Guyot this week declined to give details of the dispute. Barry has asked members of the task force to refrain from discussing their recommendations with reporters. “You have to look at this task force in some ways like a family,” Guyot said. “You fight, you make up, and you move on.”
Meanwhile, the mayor called his dysfunctional family together again last Sunday to urge the task force to oppose teacher layoffs as a means to achieve budget cuts. He asked task force members to testify at a council hearing on the school budget scheduled for this week….
Although Barry and political consultant Ted Gay ended up bitter political enemies, Hizzoner still wanted to speak at Gay’s funeral service at All Souls Unitarian Church last Saturday, Jan. 21. That request divided Gay’s family members and friends, some of whom viewed Barry’s wish as the height of hypocrisy.

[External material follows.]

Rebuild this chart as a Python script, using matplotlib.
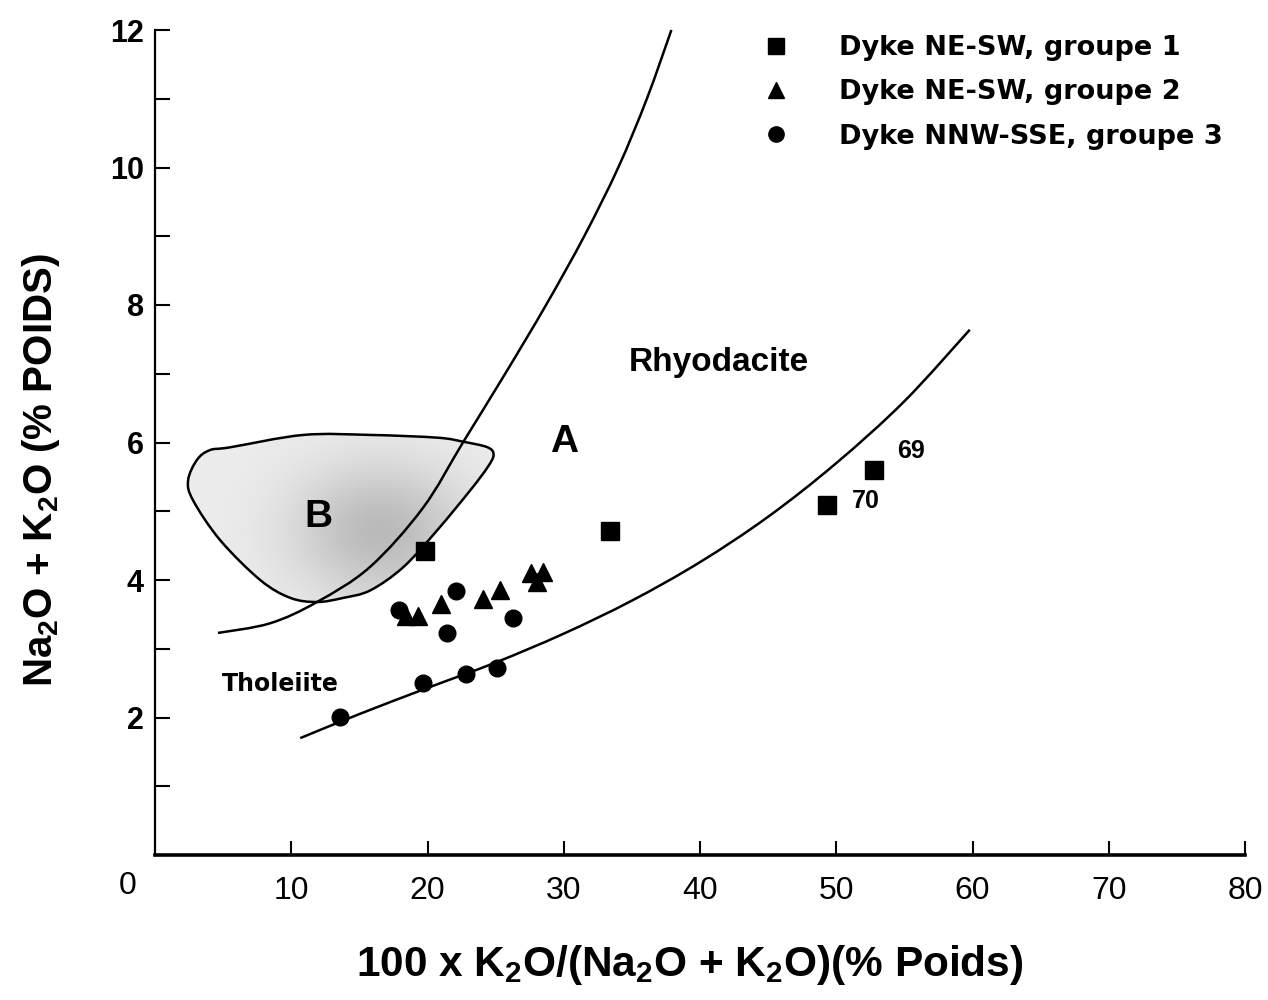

But since Gay had stood for inclusion rather than exclusion, his family decided to extend an invitation to Barry to speak. After all that, he failed to show anyway. Former Mayor Sharon Pratt Kelly showed class by attending but not insisting that she be part of the service.
“I need to think of [Gay] as a politician because it makes me think better of politicians,” said D.C. Congressional Delegate Eleanor Holmes Norton, who was among the speakers. “Ted Gay elevated politics. We have lost one of the anchors of D.C.’s political and social life.”